Technology Rules for Digital Kids

Whether texting, surfing the web, or playing video games, research has shown that kids spend more than seven hours a day with gadgets. “That, in and of itself, is neither good nor bad,” says Richard Bavaria, Senior Vice President for Education Outreach for Sylvan Learning. “Balance, as in every other aspect of life, is key.” While tech-savvy kids may have a leg up over those without fundamental knowledge, kids tethered to technology may have their own disadvantages — socially, academically, and, perhaps, even emotionally.

For good or for bad, technology has introduced many “portals of distraction” in kids’ lives — easy ways to get sidetracked, diverted, and overwhelmed. But as the school year progresses, parents want their kids clearly focused rather than busily distracted. Wonder how you can reach a balance? Bavaria and the experts at Sylvan Learning Center offer the following tips:

Your rules rule.
Remember: You’re the boss. Like all rules for kids, the clearer and simpler, the better.

Set time limits.
A good rule of thumb for teens is two hours of screen time per day, including schoolwork. Decide what works best for your family.

Set place limits.
No TV during dinner, for example, or when the family’s having a discussion. Many families find that it’s best if the computer is in the family room — not in kid’s rooms — and used only when you’re present.

Set site limits.
Discuss the sites your children want to visit, and discuss which ones they’re permitted to use. If some sites are off-limits, explain why you’re vetting them.

Schoolwork comes first.
Study and chores come before socializing and games. If your child still struggles with distracting technology, get them the help they need.

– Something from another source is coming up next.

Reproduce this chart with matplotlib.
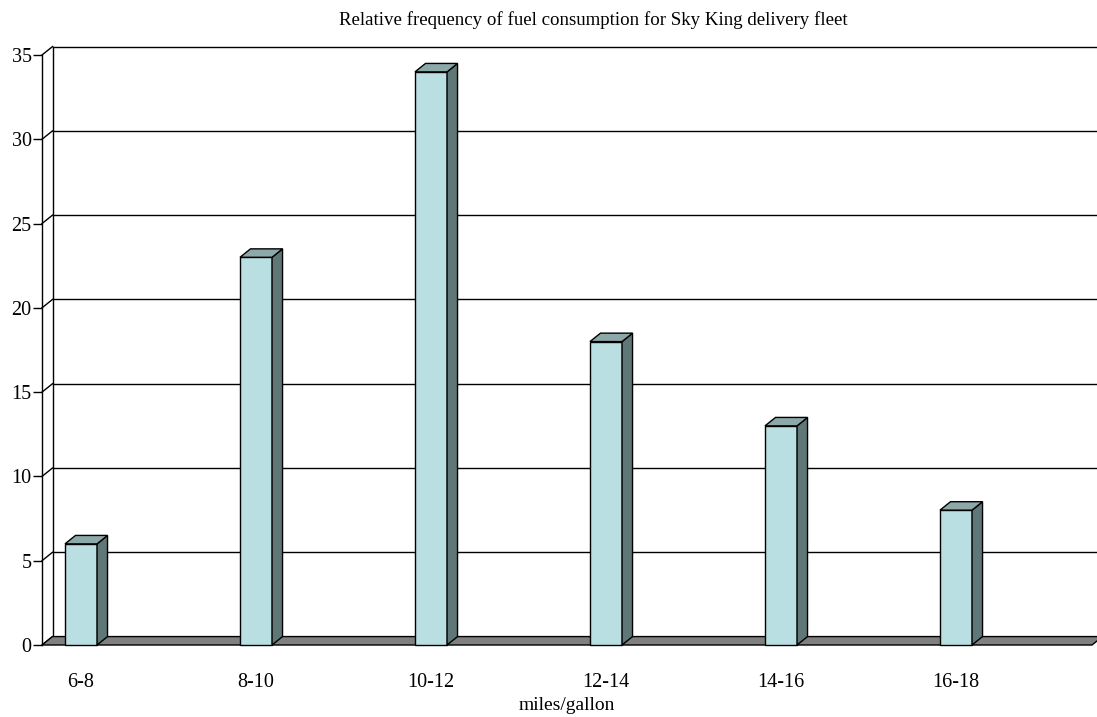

6 Rules of Digital Citizenship for Kids

Stress privacy.
Explain why you shouldn’t give out personal information to strangers on the Internet. You don’t have to be scary, just realistic and firm.

Stress your values.
Explain that it is right for them to come to you whenever they encounter something online that makes them uncomfortable or they suspect you would disapprove of — sex, hatred, intolerance, or violence, for instance. Just as we watch what we say in our speech, stress to your kids that it’s important to do the same online.

Be a role model.
Let the kids see you using your computer and phone to make your life easier, more efficient, and more fun. Show how you’re in control of these devices, not the other way around.